--- Your instructions ---
Copy verbatim the block of lines in the entries below whose first line contains "Output the component" and whose last line contains "import Chart from". Leave out all other lines.

--- Records shown ---
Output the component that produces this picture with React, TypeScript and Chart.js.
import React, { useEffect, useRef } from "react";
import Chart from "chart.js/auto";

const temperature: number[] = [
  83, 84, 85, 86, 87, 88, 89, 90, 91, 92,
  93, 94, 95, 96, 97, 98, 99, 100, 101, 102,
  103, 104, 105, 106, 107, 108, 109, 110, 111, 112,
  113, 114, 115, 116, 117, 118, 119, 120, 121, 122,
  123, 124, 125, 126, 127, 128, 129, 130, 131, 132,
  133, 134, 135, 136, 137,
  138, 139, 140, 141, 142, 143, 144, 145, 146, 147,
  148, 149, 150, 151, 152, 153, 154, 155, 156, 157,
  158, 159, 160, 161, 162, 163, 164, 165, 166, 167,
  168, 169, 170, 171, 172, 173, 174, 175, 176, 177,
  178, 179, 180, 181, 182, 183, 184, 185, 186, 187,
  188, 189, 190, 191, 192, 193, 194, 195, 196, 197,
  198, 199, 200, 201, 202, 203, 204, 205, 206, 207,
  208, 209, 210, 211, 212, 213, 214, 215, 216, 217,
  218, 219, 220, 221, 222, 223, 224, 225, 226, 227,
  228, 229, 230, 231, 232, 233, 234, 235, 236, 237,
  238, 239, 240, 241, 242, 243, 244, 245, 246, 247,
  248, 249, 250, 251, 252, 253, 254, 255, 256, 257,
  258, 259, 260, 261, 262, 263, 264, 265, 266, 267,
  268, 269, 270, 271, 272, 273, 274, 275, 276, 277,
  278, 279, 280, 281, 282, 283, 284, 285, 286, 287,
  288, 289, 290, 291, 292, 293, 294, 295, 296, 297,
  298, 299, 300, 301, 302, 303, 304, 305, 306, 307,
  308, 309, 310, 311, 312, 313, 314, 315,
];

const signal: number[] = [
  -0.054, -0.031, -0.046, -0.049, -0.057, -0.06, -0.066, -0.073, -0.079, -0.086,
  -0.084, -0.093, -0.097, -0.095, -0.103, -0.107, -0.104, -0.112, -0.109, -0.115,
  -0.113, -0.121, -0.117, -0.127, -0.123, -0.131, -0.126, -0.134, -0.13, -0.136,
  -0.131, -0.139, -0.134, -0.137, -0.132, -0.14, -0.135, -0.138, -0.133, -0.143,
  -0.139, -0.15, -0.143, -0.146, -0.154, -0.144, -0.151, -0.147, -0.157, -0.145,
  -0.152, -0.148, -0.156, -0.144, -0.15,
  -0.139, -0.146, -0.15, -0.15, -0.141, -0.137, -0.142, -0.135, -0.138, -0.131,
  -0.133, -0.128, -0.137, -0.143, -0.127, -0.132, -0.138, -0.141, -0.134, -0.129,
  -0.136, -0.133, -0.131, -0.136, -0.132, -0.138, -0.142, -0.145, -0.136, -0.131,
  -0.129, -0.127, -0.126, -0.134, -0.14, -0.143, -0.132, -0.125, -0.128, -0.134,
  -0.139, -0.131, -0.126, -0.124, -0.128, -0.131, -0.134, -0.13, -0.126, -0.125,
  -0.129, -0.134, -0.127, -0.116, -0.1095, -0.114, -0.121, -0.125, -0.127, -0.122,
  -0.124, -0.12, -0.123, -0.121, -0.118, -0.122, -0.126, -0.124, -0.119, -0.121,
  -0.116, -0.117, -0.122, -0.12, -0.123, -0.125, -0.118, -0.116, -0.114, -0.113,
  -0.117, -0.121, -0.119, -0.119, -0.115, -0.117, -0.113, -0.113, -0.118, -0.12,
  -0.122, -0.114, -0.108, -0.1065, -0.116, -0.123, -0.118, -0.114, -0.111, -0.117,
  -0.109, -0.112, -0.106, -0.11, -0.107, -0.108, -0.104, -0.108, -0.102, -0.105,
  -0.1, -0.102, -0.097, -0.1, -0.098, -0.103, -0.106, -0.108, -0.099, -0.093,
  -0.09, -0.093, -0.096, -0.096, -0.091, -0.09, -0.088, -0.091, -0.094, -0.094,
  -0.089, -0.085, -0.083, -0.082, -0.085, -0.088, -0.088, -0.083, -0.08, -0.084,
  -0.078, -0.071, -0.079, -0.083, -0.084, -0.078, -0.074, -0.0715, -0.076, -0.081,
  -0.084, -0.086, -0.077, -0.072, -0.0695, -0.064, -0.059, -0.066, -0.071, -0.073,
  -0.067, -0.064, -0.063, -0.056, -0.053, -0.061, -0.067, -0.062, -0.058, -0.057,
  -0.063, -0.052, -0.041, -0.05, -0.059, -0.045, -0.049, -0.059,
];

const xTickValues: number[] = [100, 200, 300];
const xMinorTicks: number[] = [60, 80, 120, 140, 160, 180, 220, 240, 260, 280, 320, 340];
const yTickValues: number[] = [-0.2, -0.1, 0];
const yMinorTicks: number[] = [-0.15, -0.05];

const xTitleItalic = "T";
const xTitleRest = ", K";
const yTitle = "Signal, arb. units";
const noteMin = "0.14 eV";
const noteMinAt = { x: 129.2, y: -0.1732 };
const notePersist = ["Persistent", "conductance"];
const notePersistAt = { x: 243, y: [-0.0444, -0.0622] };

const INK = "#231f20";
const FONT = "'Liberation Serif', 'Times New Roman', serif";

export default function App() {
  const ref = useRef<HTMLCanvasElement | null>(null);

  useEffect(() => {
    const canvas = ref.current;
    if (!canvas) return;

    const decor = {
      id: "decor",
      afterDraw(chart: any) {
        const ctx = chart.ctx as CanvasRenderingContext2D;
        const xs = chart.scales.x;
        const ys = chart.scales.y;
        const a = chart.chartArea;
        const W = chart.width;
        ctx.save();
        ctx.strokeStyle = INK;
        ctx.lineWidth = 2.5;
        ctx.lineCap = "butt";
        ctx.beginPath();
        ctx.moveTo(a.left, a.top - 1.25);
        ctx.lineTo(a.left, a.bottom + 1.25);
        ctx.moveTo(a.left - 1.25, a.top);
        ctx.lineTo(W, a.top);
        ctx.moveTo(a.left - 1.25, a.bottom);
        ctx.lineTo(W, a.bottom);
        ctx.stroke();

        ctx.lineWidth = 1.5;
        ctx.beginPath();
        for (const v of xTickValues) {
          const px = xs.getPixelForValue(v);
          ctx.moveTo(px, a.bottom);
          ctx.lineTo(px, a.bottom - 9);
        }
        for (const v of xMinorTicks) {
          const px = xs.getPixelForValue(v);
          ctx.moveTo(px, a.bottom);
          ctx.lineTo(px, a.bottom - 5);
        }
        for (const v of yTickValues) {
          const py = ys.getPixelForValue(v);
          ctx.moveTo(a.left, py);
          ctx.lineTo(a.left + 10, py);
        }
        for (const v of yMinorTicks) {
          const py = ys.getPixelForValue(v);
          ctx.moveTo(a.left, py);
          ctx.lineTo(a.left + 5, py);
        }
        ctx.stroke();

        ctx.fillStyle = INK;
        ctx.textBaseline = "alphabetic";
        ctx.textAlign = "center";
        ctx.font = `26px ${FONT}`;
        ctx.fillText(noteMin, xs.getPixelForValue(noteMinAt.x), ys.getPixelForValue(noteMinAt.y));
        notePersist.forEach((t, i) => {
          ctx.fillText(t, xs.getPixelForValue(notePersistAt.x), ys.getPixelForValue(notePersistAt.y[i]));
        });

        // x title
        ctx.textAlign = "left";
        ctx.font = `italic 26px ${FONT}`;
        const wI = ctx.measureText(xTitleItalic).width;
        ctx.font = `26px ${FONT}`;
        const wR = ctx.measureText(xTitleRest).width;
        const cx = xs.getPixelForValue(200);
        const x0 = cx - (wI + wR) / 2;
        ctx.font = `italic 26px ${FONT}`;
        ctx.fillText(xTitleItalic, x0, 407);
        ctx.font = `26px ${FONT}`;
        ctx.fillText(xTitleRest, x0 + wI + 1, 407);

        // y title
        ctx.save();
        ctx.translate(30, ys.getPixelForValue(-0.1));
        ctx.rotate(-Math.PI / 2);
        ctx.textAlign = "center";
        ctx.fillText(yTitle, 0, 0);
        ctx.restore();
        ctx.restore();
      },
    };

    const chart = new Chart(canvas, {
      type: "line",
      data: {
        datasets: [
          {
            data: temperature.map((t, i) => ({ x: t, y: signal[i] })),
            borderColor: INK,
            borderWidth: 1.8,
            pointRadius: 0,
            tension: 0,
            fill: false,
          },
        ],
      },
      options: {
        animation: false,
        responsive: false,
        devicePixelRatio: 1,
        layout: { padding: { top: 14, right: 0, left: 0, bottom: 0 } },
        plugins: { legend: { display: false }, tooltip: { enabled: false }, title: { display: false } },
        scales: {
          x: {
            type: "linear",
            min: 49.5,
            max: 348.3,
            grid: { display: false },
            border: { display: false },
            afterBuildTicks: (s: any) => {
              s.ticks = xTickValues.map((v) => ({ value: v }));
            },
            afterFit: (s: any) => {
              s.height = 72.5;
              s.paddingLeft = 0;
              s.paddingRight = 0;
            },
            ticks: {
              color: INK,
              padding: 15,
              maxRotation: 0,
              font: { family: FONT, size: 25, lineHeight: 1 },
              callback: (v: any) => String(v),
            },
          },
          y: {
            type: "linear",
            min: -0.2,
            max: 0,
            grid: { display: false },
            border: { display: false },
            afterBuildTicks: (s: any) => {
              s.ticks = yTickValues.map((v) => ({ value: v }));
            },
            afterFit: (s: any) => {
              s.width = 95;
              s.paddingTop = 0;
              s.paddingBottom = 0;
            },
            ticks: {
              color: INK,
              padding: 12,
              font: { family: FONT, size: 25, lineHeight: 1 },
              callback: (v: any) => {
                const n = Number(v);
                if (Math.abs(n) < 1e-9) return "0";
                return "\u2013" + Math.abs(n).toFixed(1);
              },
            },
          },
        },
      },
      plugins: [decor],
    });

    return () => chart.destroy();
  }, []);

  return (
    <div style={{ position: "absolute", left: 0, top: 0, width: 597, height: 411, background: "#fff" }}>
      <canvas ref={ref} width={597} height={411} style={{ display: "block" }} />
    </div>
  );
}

---

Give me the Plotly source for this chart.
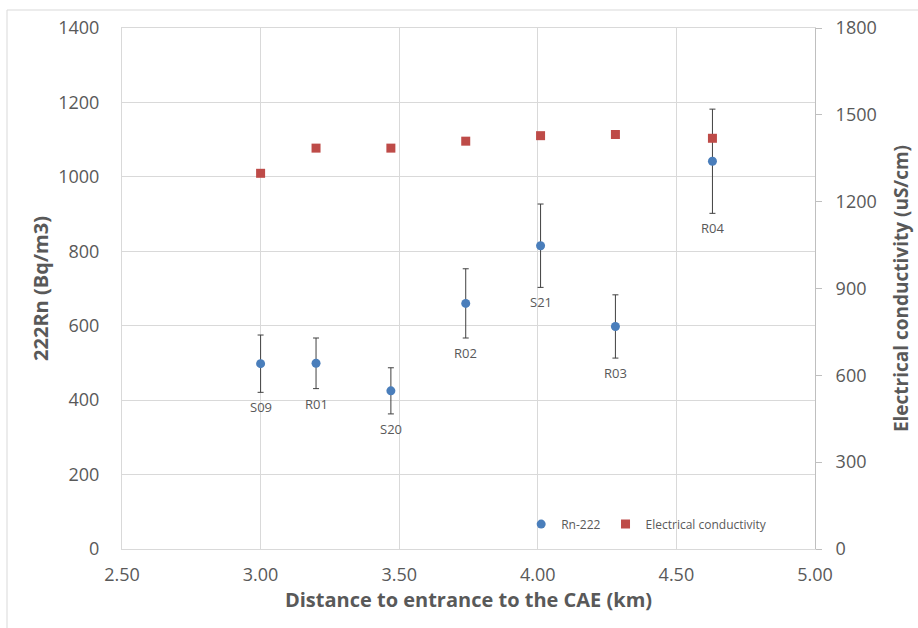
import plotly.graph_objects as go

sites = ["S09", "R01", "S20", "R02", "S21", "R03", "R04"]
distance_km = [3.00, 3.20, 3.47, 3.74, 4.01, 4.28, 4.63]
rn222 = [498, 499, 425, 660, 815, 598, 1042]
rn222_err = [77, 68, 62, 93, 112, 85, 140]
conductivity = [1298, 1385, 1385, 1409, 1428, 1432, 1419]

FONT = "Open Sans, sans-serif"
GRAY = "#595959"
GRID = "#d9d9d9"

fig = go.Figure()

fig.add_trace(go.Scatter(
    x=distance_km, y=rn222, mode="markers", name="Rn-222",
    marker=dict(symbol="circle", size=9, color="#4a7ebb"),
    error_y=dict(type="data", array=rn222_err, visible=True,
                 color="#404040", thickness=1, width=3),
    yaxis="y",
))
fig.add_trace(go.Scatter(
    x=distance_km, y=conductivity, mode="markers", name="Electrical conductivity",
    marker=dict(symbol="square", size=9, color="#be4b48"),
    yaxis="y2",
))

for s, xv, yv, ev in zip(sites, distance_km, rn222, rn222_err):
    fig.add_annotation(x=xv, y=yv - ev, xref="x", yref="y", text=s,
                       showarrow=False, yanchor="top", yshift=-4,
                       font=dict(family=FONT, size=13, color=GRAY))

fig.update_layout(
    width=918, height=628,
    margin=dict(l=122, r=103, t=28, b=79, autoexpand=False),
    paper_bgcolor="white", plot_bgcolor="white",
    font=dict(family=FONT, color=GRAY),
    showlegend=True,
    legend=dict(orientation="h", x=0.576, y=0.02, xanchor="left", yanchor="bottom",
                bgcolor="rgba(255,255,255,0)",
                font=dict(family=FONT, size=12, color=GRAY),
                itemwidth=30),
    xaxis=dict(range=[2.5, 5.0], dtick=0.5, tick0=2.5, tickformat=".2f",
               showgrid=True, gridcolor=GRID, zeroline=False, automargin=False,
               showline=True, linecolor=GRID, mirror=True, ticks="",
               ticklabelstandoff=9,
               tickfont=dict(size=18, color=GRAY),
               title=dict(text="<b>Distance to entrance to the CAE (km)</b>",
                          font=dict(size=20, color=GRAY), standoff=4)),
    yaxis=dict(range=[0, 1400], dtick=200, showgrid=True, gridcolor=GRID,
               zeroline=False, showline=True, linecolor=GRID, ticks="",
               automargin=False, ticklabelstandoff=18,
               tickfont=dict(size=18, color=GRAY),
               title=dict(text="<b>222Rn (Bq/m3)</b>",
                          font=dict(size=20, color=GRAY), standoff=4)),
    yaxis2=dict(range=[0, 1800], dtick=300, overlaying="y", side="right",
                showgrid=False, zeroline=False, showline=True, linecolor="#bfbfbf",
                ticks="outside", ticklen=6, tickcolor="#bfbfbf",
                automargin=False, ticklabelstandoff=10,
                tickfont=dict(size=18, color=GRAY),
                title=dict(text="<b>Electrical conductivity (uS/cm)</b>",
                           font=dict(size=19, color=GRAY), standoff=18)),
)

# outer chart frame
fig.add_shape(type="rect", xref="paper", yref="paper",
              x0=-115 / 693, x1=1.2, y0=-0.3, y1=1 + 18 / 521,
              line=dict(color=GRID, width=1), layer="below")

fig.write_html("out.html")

...

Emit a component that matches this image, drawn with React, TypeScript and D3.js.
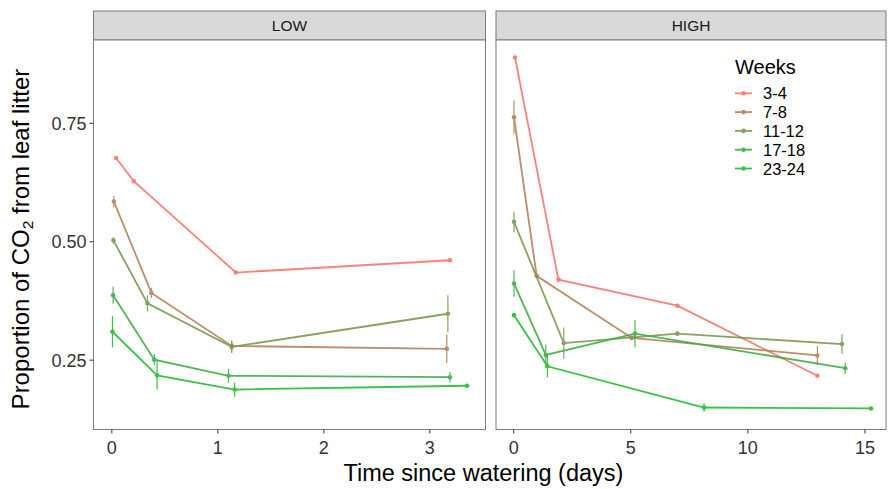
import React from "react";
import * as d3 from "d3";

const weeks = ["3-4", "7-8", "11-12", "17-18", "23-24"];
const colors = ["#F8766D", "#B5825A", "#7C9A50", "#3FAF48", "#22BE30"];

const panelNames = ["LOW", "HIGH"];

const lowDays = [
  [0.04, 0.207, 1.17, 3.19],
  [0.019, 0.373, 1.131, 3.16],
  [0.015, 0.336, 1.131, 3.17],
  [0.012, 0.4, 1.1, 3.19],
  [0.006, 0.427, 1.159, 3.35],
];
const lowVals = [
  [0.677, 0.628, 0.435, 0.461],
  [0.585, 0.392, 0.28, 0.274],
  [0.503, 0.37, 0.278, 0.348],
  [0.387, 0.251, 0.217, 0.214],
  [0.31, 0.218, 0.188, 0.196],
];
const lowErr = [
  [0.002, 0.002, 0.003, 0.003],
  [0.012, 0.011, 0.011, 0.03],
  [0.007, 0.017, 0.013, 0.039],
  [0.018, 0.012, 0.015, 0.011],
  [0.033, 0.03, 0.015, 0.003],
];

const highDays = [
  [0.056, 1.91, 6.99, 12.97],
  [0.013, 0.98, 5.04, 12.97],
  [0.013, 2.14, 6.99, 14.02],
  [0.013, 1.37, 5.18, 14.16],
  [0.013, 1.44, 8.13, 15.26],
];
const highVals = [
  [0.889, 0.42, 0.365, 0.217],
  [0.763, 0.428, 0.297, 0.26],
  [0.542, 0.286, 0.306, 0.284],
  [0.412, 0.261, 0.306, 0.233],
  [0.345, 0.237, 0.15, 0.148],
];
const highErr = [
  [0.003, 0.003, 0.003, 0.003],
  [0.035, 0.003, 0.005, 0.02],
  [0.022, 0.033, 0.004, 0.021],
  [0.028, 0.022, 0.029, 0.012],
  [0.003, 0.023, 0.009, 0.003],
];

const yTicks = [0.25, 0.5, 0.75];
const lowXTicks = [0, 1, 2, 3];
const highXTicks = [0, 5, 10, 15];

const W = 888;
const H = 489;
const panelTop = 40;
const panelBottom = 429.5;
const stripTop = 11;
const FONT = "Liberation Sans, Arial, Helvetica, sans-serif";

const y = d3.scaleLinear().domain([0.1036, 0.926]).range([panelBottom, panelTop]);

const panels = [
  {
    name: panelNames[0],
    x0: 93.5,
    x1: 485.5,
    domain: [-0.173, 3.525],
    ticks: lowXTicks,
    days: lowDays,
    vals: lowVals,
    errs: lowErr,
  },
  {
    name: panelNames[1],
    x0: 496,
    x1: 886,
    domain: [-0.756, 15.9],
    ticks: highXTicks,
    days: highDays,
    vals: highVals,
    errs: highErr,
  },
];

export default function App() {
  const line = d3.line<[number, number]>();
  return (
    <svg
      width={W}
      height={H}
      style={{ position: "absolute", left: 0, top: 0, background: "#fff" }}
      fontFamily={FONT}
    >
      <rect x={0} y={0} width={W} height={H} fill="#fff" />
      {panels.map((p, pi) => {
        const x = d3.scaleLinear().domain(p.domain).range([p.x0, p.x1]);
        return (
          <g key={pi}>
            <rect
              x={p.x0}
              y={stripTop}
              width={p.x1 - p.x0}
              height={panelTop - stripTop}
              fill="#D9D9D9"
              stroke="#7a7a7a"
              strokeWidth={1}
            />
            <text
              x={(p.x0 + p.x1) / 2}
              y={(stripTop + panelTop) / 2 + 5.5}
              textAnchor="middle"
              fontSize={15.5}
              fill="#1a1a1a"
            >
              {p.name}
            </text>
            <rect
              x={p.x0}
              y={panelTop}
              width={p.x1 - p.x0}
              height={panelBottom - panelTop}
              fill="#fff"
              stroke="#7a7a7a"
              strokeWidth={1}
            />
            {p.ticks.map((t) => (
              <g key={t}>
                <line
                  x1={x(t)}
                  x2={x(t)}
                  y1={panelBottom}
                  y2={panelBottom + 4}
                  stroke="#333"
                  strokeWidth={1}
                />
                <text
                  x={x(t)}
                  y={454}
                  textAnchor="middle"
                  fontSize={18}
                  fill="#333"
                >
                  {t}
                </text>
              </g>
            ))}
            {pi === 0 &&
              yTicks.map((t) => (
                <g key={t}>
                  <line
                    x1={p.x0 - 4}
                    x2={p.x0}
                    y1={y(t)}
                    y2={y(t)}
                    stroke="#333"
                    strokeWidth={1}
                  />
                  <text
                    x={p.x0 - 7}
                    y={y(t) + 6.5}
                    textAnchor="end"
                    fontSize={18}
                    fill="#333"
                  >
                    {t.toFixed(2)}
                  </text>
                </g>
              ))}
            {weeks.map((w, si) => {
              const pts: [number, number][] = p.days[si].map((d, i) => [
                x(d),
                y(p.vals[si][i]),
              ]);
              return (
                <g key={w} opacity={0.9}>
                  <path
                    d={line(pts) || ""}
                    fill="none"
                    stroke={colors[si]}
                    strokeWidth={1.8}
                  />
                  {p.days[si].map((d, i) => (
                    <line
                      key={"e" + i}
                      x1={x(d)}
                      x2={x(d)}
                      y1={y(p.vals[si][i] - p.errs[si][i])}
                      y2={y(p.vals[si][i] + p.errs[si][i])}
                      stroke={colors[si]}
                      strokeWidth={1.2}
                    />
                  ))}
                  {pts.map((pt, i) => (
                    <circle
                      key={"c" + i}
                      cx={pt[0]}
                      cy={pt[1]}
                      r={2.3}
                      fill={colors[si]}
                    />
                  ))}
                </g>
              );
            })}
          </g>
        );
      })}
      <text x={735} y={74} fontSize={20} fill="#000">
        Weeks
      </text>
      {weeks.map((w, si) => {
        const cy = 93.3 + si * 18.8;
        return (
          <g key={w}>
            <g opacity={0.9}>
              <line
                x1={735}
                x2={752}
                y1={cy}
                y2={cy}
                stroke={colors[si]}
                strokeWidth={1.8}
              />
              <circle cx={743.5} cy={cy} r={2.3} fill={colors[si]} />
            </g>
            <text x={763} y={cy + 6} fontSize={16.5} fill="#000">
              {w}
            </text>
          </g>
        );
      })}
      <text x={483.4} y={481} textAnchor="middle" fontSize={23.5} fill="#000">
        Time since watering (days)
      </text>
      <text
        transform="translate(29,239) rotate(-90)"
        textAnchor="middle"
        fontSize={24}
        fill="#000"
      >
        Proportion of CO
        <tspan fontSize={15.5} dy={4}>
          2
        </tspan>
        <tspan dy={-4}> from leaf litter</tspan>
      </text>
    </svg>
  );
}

--- Final answer ---
Output the component that produces this picture with React, TypeScript and Chart.js.
import React, { useEffect, useRef } from "react";
import Chart from "chart.js/auto";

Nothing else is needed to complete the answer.